My favorite kind of series is the one with a large plot to
connect the books, but individual plots per book, issues that come up and get
resolved and leave a satisfying ending that also brings you just a bit closer
to the ultimate ending, the resolution of the Big Bad Thing. Fever is not one of those series. For the most part, the books don’t have their
own individual story arcs, but are separate chapters that make up the one major
plotline; finding the Sinsar Dubh and
getting rid of the big bad Unseelies that have taken a residence in and made a
meal out of our world. Dreamfever is no exception. It’s 350+ pages of open-ended story
progression and character development that, like Faefever, leaves you dangling cruelly over an open chasm – because “cliff”
is much too mild to describe this hanger.
But you know what? Just
this once, I’m okay with that.
The best part of these books is the subtle development, the
slow growth and even slower, vague answers.
None of the characters are static, they all react to their environment
and change with it. They breathe and
jump right off the pages. Whether you
want to hug them, befriend them, take them into your bed or kill them slowly
and painfully, these characters are real. Dreamfever saw an abundance of Mac and Dani
team-work, some developments between her and the other sidhe-seers (led by the miserable old hag, Rowena), more LM
evilness, a lot – though not enough by half – of Barronsiness, and just a touch
V’lane and Christian. We find out a
little more about the dark book, and see teasing, sometimes heartbreaking
glimpses into Barrons’ past, but there are a
lot of questions left open for Shadowfever. In fact, if forced to sum up this series in
just one phrase, it’d have to be “Keeps you guessing until the last
minute”. I have so many theories about
Barrons, about V’lane, about Rowena and the Sinsar
Dubh and Dani and Mac’s heritage…seriously, I’ve been kept up at night with
all the theorizing I do and questions I have.

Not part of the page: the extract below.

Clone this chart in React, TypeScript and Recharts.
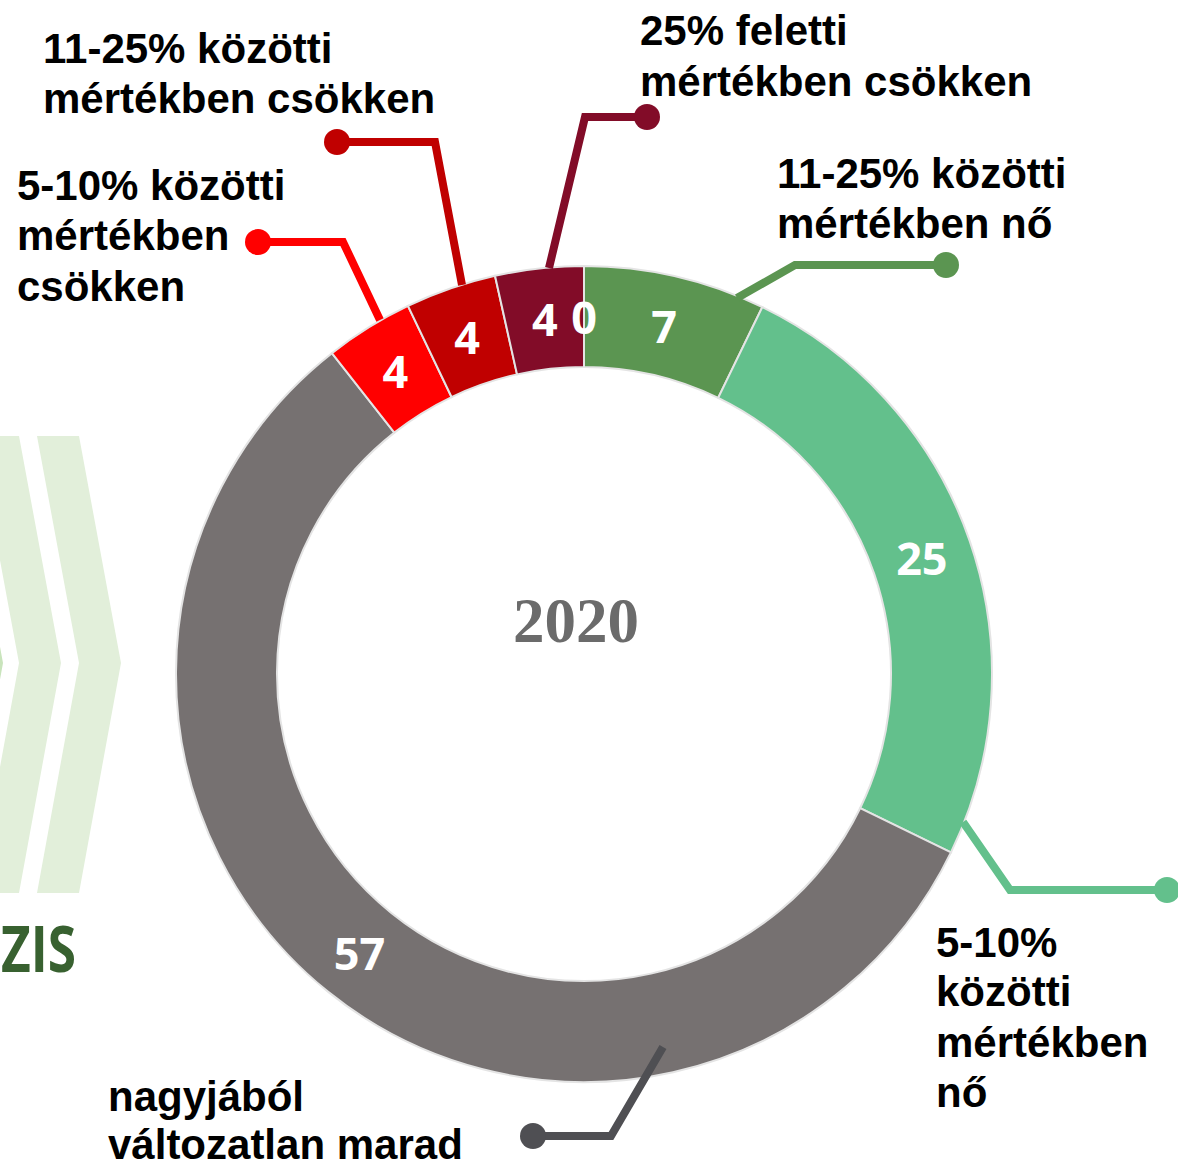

Now, while I loved Dreamfever’s face and feet and everything
in between, I make a point in my reviews to include the flaws, because every
book has them and by ignoring them, all we do is create a hype that no novel
could possibly live up to. One of my
main issues with Dreamfever was that it was
so focused on Mac and Dani, and the other sidhe-seers,
that we didn’t get nearly enough of the powerhouse guy characters in this one
to slate my thirst for them. If it can
even be slated, which is debatable. But
I found myself, more than once, flipping to the next chapter to read a sentence
or two and see if Barrons or even V’lane was in it, and far too often neither
was. Also, Mac’s narration has a
tendency to ask too many questions about her situation, musings with question
marks that take away from the flow of the story just a bit. And lastly, this is the second to last book,
but we’re still left – for the most part – in the dark regarding the most
pressing questions. It just seems like
not so much should have been left to Shadowfever
to explain, but at the very least, it promises a final read full of revelations
and much-needed answers.
But that’s not even why my hands are shaking like a junkie
in the need of her fix for that last book.
I just want to find out what happened at the end of Dreamfever, and what it means for my favorite anti-hero
alpha-male. I don’t know how Fever’s
fans managed before the series was complete and they had to wait longer than
the time it takes for Amazon to deliver.
This series has a way of keeping its fans invested, that’s for sure.